Ioannis Tsangaridis (Ιωάννης Τσαγγαρίδης; 1887–1939) was a Greek Cypriot General of the Hellenic Army.

He was born in Lapithos in then British-ruled Cyprus, to Christophis Tsangaridis, in 1887. In 1904 he went to Athens for studies in chemistry, but quickly abandoned them and volunteered for the armed bands of the Macedonian Struggle (1904–08). On his return he enlisted in the Hellenic Army, and, after studies at the NCO School, was commissioned as a cavalry officer.

He took part in the Balkan Wars, World War I, and the subsequent Asia Minor Campaign that followed. He distinguished himself at the Battle of the Sakarya where he was heavily wounded in August 1921, forcing him to take an extended leave.
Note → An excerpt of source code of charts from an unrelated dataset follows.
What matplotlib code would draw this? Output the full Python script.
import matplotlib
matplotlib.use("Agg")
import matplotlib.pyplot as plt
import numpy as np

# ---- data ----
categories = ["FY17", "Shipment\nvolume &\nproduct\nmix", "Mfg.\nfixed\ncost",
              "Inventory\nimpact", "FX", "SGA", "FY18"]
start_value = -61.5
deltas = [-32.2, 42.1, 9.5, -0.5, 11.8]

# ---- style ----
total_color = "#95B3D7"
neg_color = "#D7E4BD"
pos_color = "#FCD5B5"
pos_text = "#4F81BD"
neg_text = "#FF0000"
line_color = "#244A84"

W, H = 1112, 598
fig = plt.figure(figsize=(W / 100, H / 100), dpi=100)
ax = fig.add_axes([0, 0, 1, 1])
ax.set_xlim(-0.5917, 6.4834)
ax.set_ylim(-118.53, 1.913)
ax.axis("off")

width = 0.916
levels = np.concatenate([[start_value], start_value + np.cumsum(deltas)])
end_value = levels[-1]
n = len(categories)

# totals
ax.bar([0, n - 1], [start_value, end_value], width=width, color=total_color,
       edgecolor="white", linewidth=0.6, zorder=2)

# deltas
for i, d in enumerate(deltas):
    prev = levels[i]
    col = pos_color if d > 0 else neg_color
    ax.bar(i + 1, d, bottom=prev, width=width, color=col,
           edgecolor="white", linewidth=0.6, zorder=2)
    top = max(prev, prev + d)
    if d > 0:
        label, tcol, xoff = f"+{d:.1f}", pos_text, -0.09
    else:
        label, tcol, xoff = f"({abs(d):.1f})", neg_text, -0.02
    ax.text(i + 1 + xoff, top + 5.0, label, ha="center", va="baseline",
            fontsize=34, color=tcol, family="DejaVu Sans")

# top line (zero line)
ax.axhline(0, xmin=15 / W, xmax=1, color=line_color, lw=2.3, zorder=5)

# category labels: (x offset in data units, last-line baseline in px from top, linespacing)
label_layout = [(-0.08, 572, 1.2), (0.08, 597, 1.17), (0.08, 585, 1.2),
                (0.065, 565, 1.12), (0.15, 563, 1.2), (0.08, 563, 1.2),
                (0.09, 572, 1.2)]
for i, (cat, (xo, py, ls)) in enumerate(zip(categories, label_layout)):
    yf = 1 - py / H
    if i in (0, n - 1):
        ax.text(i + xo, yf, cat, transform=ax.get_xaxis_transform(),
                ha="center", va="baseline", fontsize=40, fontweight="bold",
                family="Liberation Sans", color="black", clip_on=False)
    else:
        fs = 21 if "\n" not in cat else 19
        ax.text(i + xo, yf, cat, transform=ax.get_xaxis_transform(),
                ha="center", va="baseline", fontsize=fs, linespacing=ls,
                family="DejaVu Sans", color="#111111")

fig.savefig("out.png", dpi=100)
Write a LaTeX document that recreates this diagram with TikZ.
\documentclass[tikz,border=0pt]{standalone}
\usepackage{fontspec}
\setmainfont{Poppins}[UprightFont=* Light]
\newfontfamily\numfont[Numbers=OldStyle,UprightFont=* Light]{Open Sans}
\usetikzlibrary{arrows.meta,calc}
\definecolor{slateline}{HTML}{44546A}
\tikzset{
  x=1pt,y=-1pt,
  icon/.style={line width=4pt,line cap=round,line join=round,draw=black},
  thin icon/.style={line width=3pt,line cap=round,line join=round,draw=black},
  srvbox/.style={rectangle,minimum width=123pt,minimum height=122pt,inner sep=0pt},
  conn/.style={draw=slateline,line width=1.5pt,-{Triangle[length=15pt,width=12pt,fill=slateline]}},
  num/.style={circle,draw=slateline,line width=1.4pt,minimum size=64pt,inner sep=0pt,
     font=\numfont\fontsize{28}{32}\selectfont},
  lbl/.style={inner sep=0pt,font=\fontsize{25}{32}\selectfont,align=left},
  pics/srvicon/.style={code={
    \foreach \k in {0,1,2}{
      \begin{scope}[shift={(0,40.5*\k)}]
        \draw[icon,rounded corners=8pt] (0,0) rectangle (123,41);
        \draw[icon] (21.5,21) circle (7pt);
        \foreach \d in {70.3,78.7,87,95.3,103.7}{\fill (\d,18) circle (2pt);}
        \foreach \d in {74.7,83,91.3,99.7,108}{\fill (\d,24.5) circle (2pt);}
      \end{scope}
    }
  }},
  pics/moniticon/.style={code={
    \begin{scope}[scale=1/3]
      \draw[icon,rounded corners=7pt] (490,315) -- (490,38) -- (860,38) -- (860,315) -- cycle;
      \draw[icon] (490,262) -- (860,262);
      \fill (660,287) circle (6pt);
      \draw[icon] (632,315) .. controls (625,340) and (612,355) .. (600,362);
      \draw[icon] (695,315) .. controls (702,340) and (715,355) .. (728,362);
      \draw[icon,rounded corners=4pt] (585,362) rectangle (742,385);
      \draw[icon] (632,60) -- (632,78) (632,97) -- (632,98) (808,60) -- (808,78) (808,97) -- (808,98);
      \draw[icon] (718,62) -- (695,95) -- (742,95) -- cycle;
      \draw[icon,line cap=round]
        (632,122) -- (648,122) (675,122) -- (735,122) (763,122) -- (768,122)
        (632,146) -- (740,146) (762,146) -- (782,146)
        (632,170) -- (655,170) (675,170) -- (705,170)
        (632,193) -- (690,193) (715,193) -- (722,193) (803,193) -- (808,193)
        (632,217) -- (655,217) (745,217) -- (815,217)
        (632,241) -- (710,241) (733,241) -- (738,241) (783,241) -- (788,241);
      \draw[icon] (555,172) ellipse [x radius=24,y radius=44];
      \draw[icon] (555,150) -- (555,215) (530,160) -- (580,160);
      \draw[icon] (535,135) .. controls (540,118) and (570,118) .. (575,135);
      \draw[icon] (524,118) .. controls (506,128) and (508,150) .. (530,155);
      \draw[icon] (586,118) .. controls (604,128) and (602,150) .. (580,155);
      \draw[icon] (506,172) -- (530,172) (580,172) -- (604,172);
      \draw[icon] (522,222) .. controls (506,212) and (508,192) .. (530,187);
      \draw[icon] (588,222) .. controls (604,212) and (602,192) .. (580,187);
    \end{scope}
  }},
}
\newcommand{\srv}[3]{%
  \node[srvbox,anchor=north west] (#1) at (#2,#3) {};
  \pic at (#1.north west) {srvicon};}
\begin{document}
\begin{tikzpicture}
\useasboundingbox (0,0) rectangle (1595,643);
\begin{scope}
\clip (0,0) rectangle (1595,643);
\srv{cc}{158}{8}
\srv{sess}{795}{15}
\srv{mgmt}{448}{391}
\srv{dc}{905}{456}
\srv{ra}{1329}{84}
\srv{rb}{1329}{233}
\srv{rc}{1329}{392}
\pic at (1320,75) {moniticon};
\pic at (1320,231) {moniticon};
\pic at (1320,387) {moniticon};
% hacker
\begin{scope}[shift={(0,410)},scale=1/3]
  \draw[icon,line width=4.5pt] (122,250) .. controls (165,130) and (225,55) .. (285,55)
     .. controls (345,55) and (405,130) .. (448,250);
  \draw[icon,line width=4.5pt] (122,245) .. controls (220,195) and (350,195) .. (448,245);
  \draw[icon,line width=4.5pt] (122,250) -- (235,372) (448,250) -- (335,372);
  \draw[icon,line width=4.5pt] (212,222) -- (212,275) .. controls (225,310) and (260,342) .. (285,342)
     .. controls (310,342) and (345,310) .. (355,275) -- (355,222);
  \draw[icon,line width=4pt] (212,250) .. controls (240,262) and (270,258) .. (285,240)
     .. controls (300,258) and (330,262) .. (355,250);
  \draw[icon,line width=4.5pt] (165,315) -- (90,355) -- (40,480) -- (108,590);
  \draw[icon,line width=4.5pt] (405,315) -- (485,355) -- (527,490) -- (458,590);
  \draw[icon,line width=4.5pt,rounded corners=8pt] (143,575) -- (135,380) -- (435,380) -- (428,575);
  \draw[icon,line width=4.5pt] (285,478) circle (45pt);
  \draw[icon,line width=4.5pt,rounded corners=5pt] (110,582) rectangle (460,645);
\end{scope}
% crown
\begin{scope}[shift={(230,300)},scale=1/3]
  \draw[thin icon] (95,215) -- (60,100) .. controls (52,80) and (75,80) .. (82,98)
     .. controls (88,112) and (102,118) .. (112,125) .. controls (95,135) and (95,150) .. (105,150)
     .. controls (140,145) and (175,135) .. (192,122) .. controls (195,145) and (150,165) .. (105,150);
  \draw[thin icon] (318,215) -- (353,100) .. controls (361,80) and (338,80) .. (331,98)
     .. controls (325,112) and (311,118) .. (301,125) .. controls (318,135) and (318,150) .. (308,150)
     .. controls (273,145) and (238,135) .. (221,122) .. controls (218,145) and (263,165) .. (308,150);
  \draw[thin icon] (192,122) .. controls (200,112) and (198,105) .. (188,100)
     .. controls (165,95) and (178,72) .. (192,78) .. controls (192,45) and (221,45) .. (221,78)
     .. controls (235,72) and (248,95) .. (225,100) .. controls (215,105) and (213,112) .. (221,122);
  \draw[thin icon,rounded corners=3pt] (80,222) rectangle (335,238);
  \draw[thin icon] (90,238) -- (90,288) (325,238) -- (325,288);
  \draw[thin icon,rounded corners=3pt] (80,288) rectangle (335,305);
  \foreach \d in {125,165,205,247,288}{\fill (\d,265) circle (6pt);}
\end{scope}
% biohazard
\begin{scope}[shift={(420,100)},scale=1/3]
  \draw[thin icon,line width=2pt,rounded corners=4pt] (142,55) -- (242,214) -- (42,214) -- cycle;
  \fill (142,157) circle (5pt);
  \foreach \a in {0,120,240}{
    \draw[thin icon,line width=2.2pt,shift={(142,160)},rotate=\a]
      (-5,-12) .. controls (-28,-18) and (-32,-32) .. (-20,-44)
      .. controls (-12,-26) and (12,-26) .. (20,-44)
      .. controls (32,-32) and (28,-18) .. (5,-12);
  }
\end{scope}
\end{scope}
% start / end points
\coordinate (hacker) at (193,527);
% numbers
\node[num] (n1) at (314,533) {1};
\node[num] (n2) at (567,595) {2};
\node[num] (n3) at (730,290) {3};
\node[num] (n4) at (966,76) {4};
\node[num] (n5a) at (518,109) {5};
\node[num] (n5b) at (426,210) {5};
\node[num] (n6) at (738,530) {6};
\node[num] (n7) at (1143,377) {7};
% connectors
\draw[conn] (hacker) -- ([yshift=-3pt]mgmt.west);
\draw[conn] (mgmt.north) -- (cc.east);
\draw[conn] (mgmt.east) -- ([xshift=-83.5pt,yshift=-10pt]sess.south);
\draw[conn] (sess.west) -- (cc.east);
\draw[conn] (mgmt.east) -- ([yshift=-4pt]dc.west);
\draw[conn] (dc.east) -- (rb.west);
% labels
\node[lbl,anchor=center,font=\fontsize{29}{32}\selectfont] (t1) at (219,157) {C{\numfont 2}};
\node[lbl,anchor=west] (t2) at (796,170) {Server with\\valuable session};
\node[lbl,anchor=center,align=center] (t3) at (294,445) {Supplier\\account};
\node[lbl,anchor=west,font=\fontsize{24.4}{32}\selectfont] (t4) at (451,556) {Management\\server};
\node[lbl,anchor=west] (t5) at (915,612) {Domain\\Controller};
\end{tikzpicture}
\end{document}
Promoted to Major General in 1935, he disagreed with the establishment of the dictatorial Metaxas Regime in 1936, leading to his internal exile in Sifnos and Ikaria. His lingering wounds, coupled with the hardships of exile, led to his death on 31 March 1939.

His brother Theofanis (1895–1962) took part in the 1931 Cyprus revolt and was exiled, going to Athens where he became president of the Cypriot community, while the youngest brother, Odysseas, became an architect in his home town of Lapithos.

His diary has been published in 1987 by the Estia bookshop as Το ημερολόγιο ενός στρατηγού: Σελίδες νεοελληνικής ιστορίας ("The Diary of a General: Pages of Modern Greek History").